Wednesday, June 17, 2009

Why regulation fails

An article reported by AP June 17, 2009 says in part:

Obama's sweeping change of business regulation also embraces new powers for the Federal Reserve and new rules that would reach into currently unregulated regions of the financial markets. An 85-page draft details an effort to change a regime that Obama's economic team maintained had become too porous for the innovations and intricacies of the today's financial markets.

This of course is not the first attempt to close up loopholes in the regulatory structure. Sarbanes-Oxley was supposed to improve reporting on corporate governance and prevent disasters like Enron and MCC. Before that many other regulations were published to deal with other loopholes.

But people are resourceful. Whenever a strategy that makes money for its practitioners is prohibited by regulation, people put their lawyers to work to find workarounds, or entirely new strategies. Over time the regulatory structure begins to look like Swiss cheese, because it’s impossible to anticipate and evaluate every strategy an innovative investor or his lawyer will devise.
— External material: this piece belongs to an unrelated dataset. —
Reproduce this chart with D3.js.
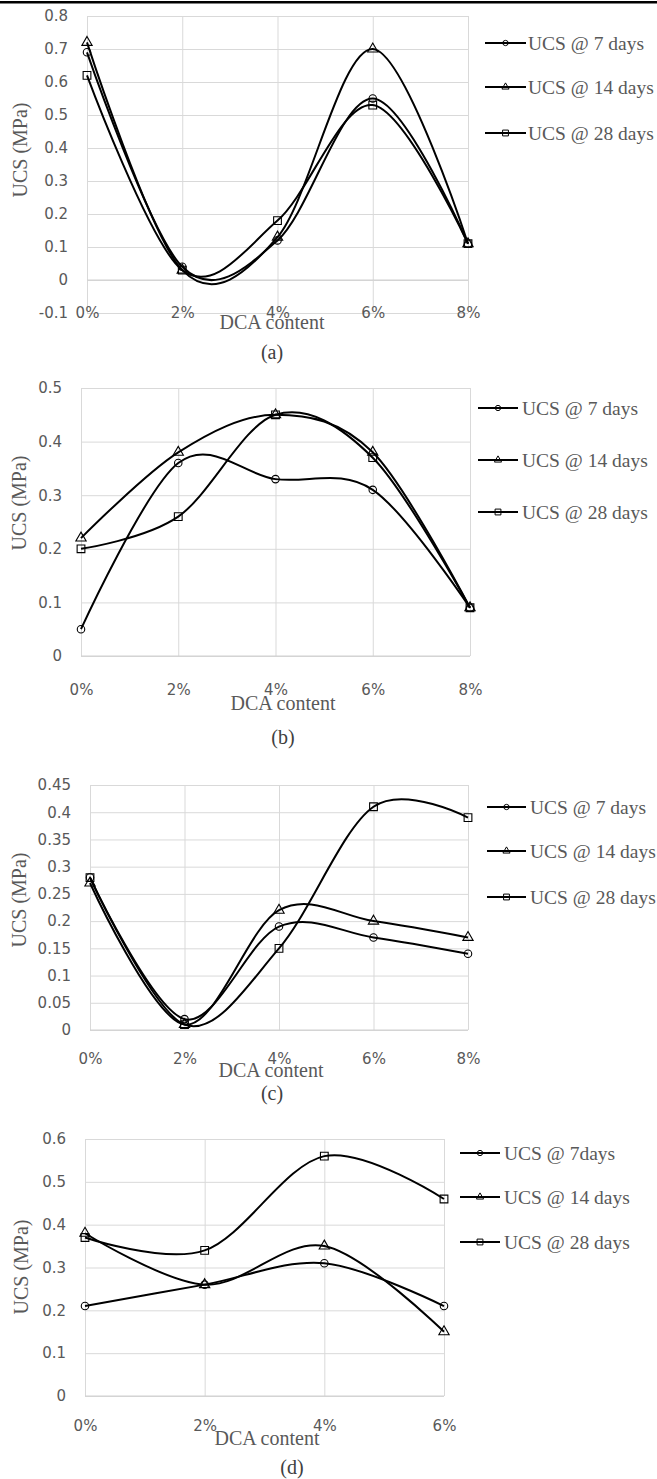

Some of the strategies of course are perfectly reasonable and perhaps even benefit society. Legislators and regulators don’t always make that distinction.

So what’s the solution? I argue for minimal government regulation and lots of transparency in the conduct of business affairs. The transparency ought not to be achieved by government regulation however, or we will end up with another expensive nightmare like Sarbanes Oxley. Transparency can be best assured by the most basic of laws, trade associations, and customer due diligence. With less regulation customers will realize enough additional profit to more than make up for the occasional shyster that slips past law, trade association policies, the Better Business Bureau and customer due diligence.